**Supplied information:**

## Start

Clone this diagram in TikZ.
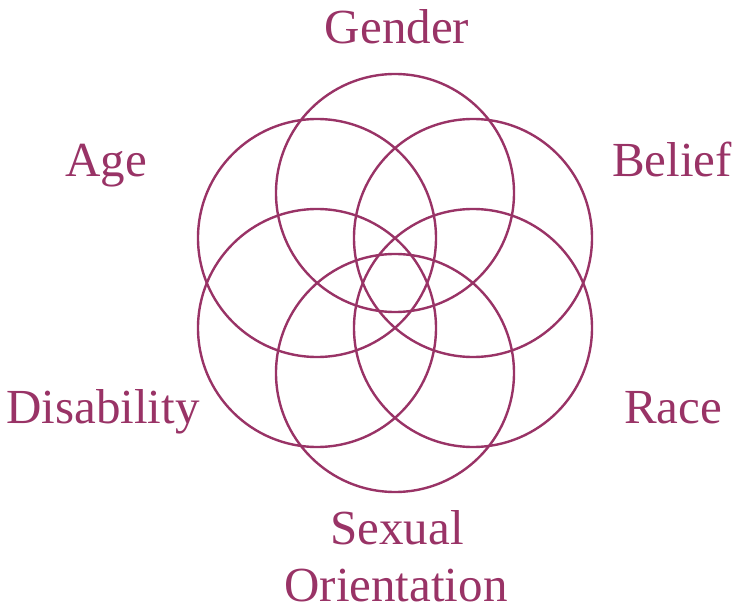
\documentclass[tikz,border=0pt]{standalone}
\usepackage{fontspec}
\setmainfont{Liberation Serif}
\definecolor{plum}{HTML}{993366}
\begin{document}
\begin{tikzpicture}[x=1pt,y=-1pt,
  ring/.style={circle,draw=plum,line width=2.4pt,minimum size=238pt,inner sep=0pt},
  lab/.style={text=plum,anchor=base,inner sep=0pt,font=\fontsize{49}{55}\selectfont}]
\useasboundingbox (0,0) rectangle (734,612);
\node[ring] (cgender) at (395,193) {};
\node[ring] (cbelief) at (473,238) {};
\node[ring] (crace) at (473,328) {};
\node[ring] (csexual) at (395,373) {};
\node[ring] (cdisab) at (317,328) {};
\node[ring] (cage) at (317,238) {};
\node[lab] (gender) at (397,44) {Gender};
\node[lab] (age) at (106,177) {Age};
\node[lab] (belief) at (672,177) {Belief};
\node[lab] (race) at (673,423) {Race};
\node[lab] (disab) at (103,423) {Disability};
\node[lab] (sexual) at (397,544) {Sexual};
\node[lab] (orient) at (396,601) {Orientation};
\end{tikzpicture}
\end{document}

## End

**What you should do:** Print the listing above in full, exactly as written. Omit any pictures.

**Reply:**
Clone this diagram in TikZ.
\documentclass[tikz,border=0pt]{standalone}
\usepackage{fontspec}
\setmainfont{Liberation Serif}
\definecolor{plum}{HTML}{993366}
\begin{document}
\begin{tikzpicture}[x=1pt,y=-1pt,
  ring/.style={circle,draw=plum,line width=2.4pt,minimum size=238pt,inner sep=0pt},
  lab/.style={text=plum,anchor=base,inner sep=0pt,font=\fontsize{49}{55}\selectfont}]
\useasboundingbox (0,0) rectangle (734,612);
\node[ring] (cgender) at (395,193) {};
\node[ring] (cbelief) at (473,238) {};
\node[ring] (crace) at (473,328) {};
\node[ring] (csexual) at (395,373) {};
\node[ring] (cdisab) at (317,328) {};
\node[ring] (cage) at (317,238) {};
\node[lab] (gender) at (397,44) {Gender};
\node[lab] (age) at (106,177) {Age};
\node[lab] (belief) at (672,177) {Belief};
\node[lab] (race) at (673,423) {Race};
\node[lab] (disab) at (103,423) {Disability};
\node[lab] (sexual) at (397,544) {Sexual};
\node[lab] (orient) at (396,601) {Orientation};
\end{tikzpicture}
\end{document}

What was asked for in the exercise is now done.